Summary: Let’s examine what eating bread means and how Jesus is the bread of life.
What is eaten but never totally consumed? How does eternal life transmit to us as we eat the bread of heaven? How does God want us to understand the bread from heaven?
Let’s examine what eating bread means and how Jesus is the bread of life.
We will read John 6:35, 41-51 and examine Jesus’ dialogue on bread.
What is Bread
Bread has been a staple, a main food in most societies. It is an everyday part of family meals. Though wheat is the most common bread in many parts of the world, it also comes in many other wonderful varieties. There are acorn, almond, amaranth, bean, barley, buckwheat, cassava, chestnut, chickpea, coconut, corn, emmer, fonio, hemp, kamut, mesquite, millet, oats, pea, potato, rice, rye, sorghum, soy, spelt, tapioca, teff, triticale and quinoa flours for bread. Why did Jesus use such a common daily substance to describe eating himself for eternal life? Could it be that we are to be reminded of Jesus in ordinary everyday events? Did Jesus say this is my body as a mere metaphor or is there a real mysterious presence of his body in the eucharist? One thing's for sure: we need the bread from heaven.
Why Come, Believe
Jesus invites us to come to him and believe in him. What does that mean? English is less precise than Greek so it difficult to translate some things. We do not commonly use phrases like “whoever is coming to me” or “whoever is believing in me” but that would be a more accurate translation. It means a present continuous action, not just a one-time event. That means that we “keep on coming” and “keep on believing” our whole lives long, not just when we were initiated into the Christian community. The promise that we would not hunger or thirst is future and not necessarily immediately fulfilled. Like Elizabethan English dialects, Koiné Greek used double negatives as a strong negation. It literally says they “never not shall hunger” and “never not shall thirst.” This is a strong emphasis of future guarantees.
Why Stop Complaining
They were murmuring, literally speaking in a low voice secretly as people do when they are discontented. Such complaining can easily blow up into an argument among themselves as it does after our current text. This reminds us of their ancestors who complained during the first Passover season and the Exodus. God provided them food in the wilderness too and the people complained about that bread from heaven. God barred the complainers from entry into the Promised Land. Some today will not listen to Jesus’ words and enter the eternal land of promise. What do we believe about Jesus? Was he just a man? Some today do not want to believe that Jesus came from heaven. Jesus was very clear, that the Father sent him (44), that he alone has seen God (46) and he came down from heaven (51).
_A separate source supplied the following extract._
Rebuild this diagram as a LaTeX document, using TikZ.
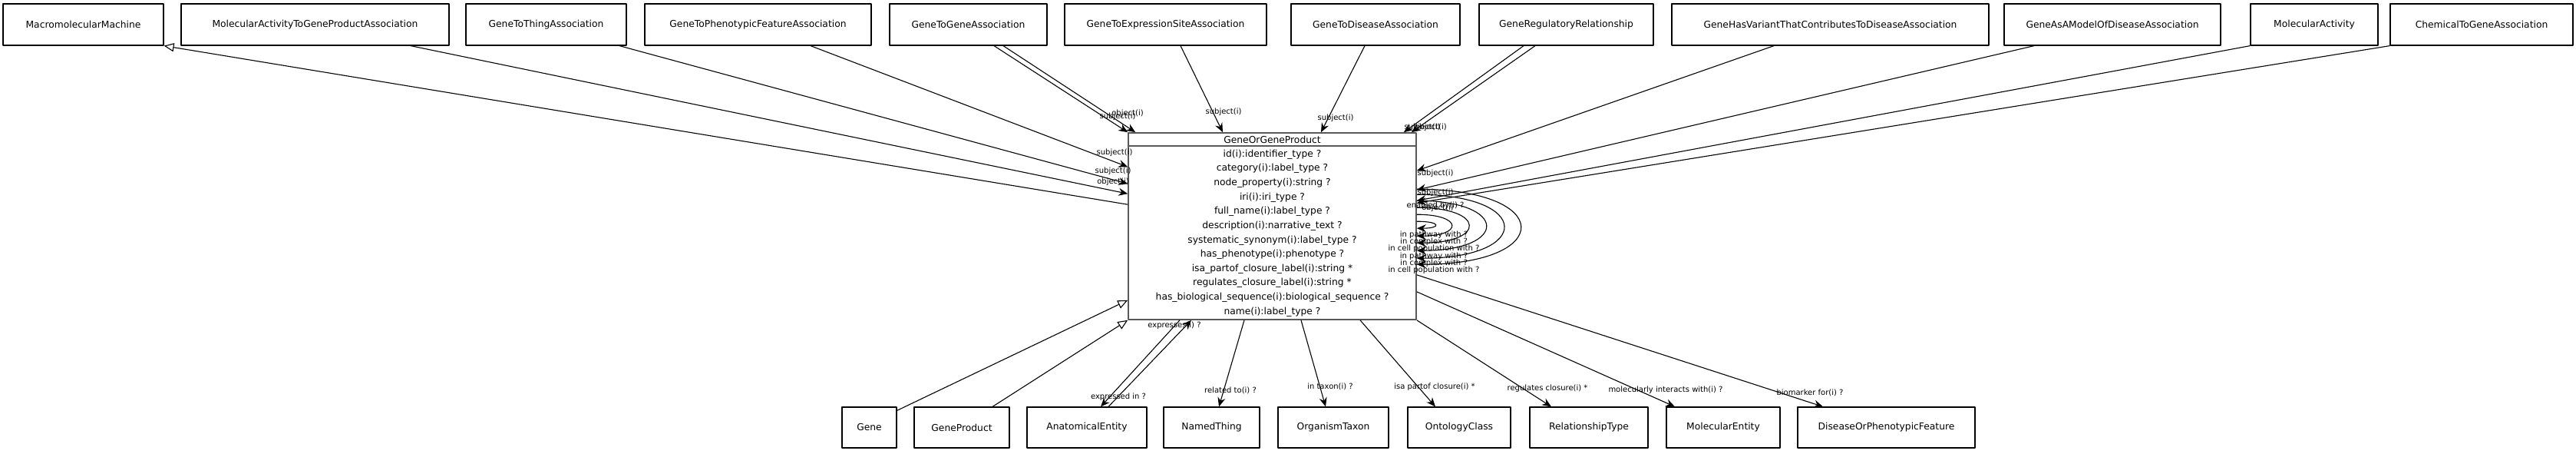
\documentclass[tikz,border=0pt]{standalone}
\usepackage{fontspec}
\setmainfont{DejaVu Sans}
\usetikzlibrary{arrows.meta}
\begin{document}
\begin{tikzpicture}[x=1pt, y=-1pt, line join=round, >={Stealth[length=12pt,width=10pt,inset=4pt]},
	font=\fontsize{12.3}{14.8}\selectfont,
	cls/.style={draw, line width=1.2pt, inner sep=0pt, minimum height=54pt},
	lbl/.style={font=\fontsize{10}{12}\selectfont, inner sep=0pt},
	rel/.style={->, line width=1.1pt},
	isa/.style={-{Triangle[open,length=13pt,width=11pt]}, line width=1.1pt}]
	\useasboundingbox (0,0) rectangle (3356,590);
	% top row
	\node[cls, minimum width=209pt] (mm) at (108.5,32) {MacromolecularMachine};
	\node[cls, minimum width=349pt] (mag) at (410.5,32) {MolecularActivityToGeneProductAssociation};
	\node[cls, minimum width=209pt] (gtt) at (711.5,32) {GeneToThingAssociation};
	\node[cls, minimum width=295pt] (gtpf) at (987.5,32) {GeneToPhenotypicFeatureAssociation};
	\node[cls, minimum width=205pt] (gtg) at (1261.5,32) {GeneToGeneAssociation};
	\node[cls, minimum width=263pt] (gtes) at (1518.5,32) {GeneToExpressionSiteAssociation};
	\node[cls, minimum width=220pt] (gtd) at (1792,32) {GeneToDiseaseAssociation};
	\node[cls, minimum width=227pt] (grr) at (2040.5,32) {GeneRegulatoryRelationship};
	\node[cls, minimum width=413pt] (ghv) at (2384.5,32) {GeneHasVariantThatContributesToDiseaseAssociation};
	\node[cls, minimum width=282pt] (gam) at (2752,32) {GeneAsAModelOfDiseaseAssociation};
	\node[cls, minimum width=166pt] (ma) at (3015,32) {MolecularActivity};
	\node[cls, minimum width=238pt] (cga) at (3233,32) {ChemicalToGeneAssociation};
	% bottom row
	\node[cls, minimum width=71pt, minimum height=53pt] (gene) at (1132.5,556.5) {Gene};
	\node[cls, minimum width=124pt, minimum height=53pt] (gp) at (1253,556.5) {GeneProduct};
	\node[cls, minimum width=156pt, minimum height=53pt] (ae) at (1416,556.5) {AnatomicalEntity};
	\node[cls, minimum width=125pt, minimum height=53pt] (nt) at (1578.5,556.5) {NamedThing};
	\node[cls, minimum width=144pt, minimum height=53pt] (ot) at (1737,556.5) {OrganismTaxon};
	\node[cls, minimum width=134pt, minimum height=53pt] (oc) at (1901,556.5) {OntologyClass};
	\node[cls, minimum width=154pt, minimum height=53pt] (rt) at (2070,556.5) {RelationshipType};
	\node[cls, minimum width=148pt, minimum height=53pt] (me) at (2245,556.5) {MolecularEntity};
	\node[cls, minimum width=231pt, minimum height=53pt] (dpf) at (2457.5,556.5) {DiseaseOrPhenotypicFeature};
	% GeneOrGeneProduct
	\node[draw=black!65, line width=1.6pt, minimum width=375pt, minimum height=243pt] (gop) at (1657.5,294.5) {};
	\node (goptitle) at (1657.5,182) {GeneOrGeneProduct};
	\draw[black!65, line width=1.6pt] ([yshift=-18pt]gop.north west) -- ([yshift=-18pt]gop.north east);
	\node[align=center, font=\fontsize{12.3}{18.64}\selectfont] (gopattr) at (1657.5,303.5) {id(i):identifier\_type ?\\
		category(i):label\_type ?\\ node\_property(i):string ?\\ iri(i):iri\_type ?\\
		full\_name(i):label\_type ?\\ description(i):narrative\_text ?\\
		systematic\_synonym(i):label\_type ?\\ has\_phenotype(i):phenotype ?\\
		isa\_partof\_closure\_label(i):string *\\ regulates\_closure\_label(i):string *\\
		has\_biological\_sequence(i):biological\_sequence ?\\ name(i):label\_type ?};
	% labels
	\node[lbl] (lgtpf) at (1452,199) {subject(i)};
	\node[lbl] (lgtt) at (1450,223) {subject(i)};
	\node[lbl] (lmag) at (1450,237) {object(i)};
	\node[lbl] (lgtgs) at (1456,152) {subject(i)};
	\node[lbl] (lgtgo) at (1469,148) {object(i)};
	\node[lbl] (lgtes) at (1594,146) {subject(i)};
	\node[lbl] (lgtd) at (1740,154) {subject(i)};
	\node[lbl] (lgrrs) at (1853,166) {subject(i)};
	\node[lbl] (lgrro) at (1864,166) {object(i)};
	\node[lbl] (lghv) at (1870,226) {subject(i)};
	\node[lbl] (lgam) at (1870,251) {subject(i)};
	\node[lbl] (lma) at (1870,268) {enabled by(i) ?};
	\node[lbl] (lcga) at (1873,271) {object(i)};
	\node[lbl] (lexs) at (1530,424) {expresses(i) ?};
	\node[lbl] (lexi) at (1457,517) {expressed in ?};
	\node[lbl] (lnt) at (1603,508) {related to(i) ?};
	\node[lbl] (lot) at (1733,503) {in taxon(i) ?};
	\node[lbl] (loc) at (1869,504) {isa partof closure(i) *};
	\node[lbl] (lrt) at (2016,506) {regulates closure(i) *};
	\node[lbl] (lme) at (2170,508) {molecularly interacts with(i) ?};
	\node[lbl] (ldpf) at (2358,511) {biomarker for(i) ?};
	\foreach \y/\t [count=\i] in {306/in pathway with ?, 315/in complex with ?, 324/in cell population with ?,
		334/in pathway with ?, 343/in complex with ?, 352/in cell population with ?}
		\node[lbl] (lp\i) at (1868,\y) {\t};
	% connectors from the top
	\draw[isa] ([yshift=-94pt]gop.north west) -- (mm.south east);
	\draw[rel] ([xshift=124.5pt]mag.south) -- ([yshift=-80pt]gop.north west);
	\draw[rel] ([xshift=95.5pt]gtt.south) -- ([yshift=-67pt]gop.north west);
	\draw[rel] ([xshift=68.5pt]gtpf.south) -- ([yshift=-45pt]gop.north west);
	\draw[rel] ([xshift=33.5pt]gtg.south) -- (gop.north west);
	\draw[rel] ([xshift=45.5pt]gtg.south) -- ([xshift=10pt]gop.north west);
	\draw[rel] ([xshift=19.5pt]gtes.south) -- ([xshift=-64.5pt]gop.north);
	\draw[rel] ([xshift=-14pt]gtd.south) -- ([xshift=63.5pt]gop.north);
	\draw[rel] ([xshift=-55.5pt]grr.south) -- ([xshift=-17pt]gop.north east);
	\draw[rel] ([xshift=-40.5pt]grr.south) -- ([xshift=-7pt]gop.north east);
	\draw[rel] ([xshift=-73.5pt]ghv.south) -- ([yshift=-50pt]gop.north east);
	\draw[rel] ([xshift=-102pt]gam.south) -- ([yshift=-75pt]gop.north east);
	\draw[rel] (ma.south west) -- ([yshift=-89pt]gop.north east);
	\draw[rel] (cga.south west) -- ([yshift=-92pt]gop.north east);
	% self loops
	\foreach \s/\e/\w in {116pt/125pt/32, 107pt/135pt/60, 98pt/144pt/90, 89pt/154pt/120, 81pt/164pt/151, 74pt/172pt/180}
		\draw[rel] ([yshift=-\s]gop.north east) .. controls +(\w,0) and +(\w,0) .. ([yshift=-\e]gop.north east);
	% connectors to the bottom
	\draw[isa] ([yshift=-5pt]gene.north east) -- ([yshift=26pt]gop.south west);
	\draw[isa] ([xshift=40pt]gp.north) -- (gop.south west);
	\draw[rel] ([xshift=-120.5pt]gop.south) -- ([xshift=18pt]ae.north);
	\draw[rel] ([xshift=28pt]ae.north) -- ([xshift=-105.5pt]gop.south);
	\draw[rel] ([xshift=-36.5pt]gop.south) -- ([xshift=9.5pt]nt.north);
	\draw[rel] ([xshift=37.5pt]gop.south) -- ([xshift=-10pt]ot.north);
	\draw[rel] ([xshift=114.5pt]gop.south) -- ([xshift=-31pt]oc.north);
	\draw[rel] (gop.south east) -- ([xshift=-49pt]rt.north);
	\draw[rel] ([yshift=37pt]gop.south east) -- ([xshift=-63pt]me.north);
	\draw[rel] ([yshift=59pt]gop.south east) -- ([xshift=-82.5pt]dpf.north);
\end{tikzpicture}
\end{document}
How are We Drawn to Jesus by the Father
What does Jesus’ statement that no one can come to him unless the Father draws them mean? Jesus will draw everyone (John 12:32) to himself like fish caught in a net (John 21:6, 11). It is not an act of free will. The fish do nothing. We are incapable of coming to Jesus on our own. How does God net us? We are drawn miraculously by the Father’s teaching (45), using our minds. Why do some believe in Jesus and faithfully attend church and others not? Rather than ask such questions should we recognize that it is a miracle that some do believe and are faithful? Why are you a Christian? Do we recognize the miracle? Do we recognize God as having drawn us to Jesus? God has the wheel and the roadmap. Let’s sit back and relax.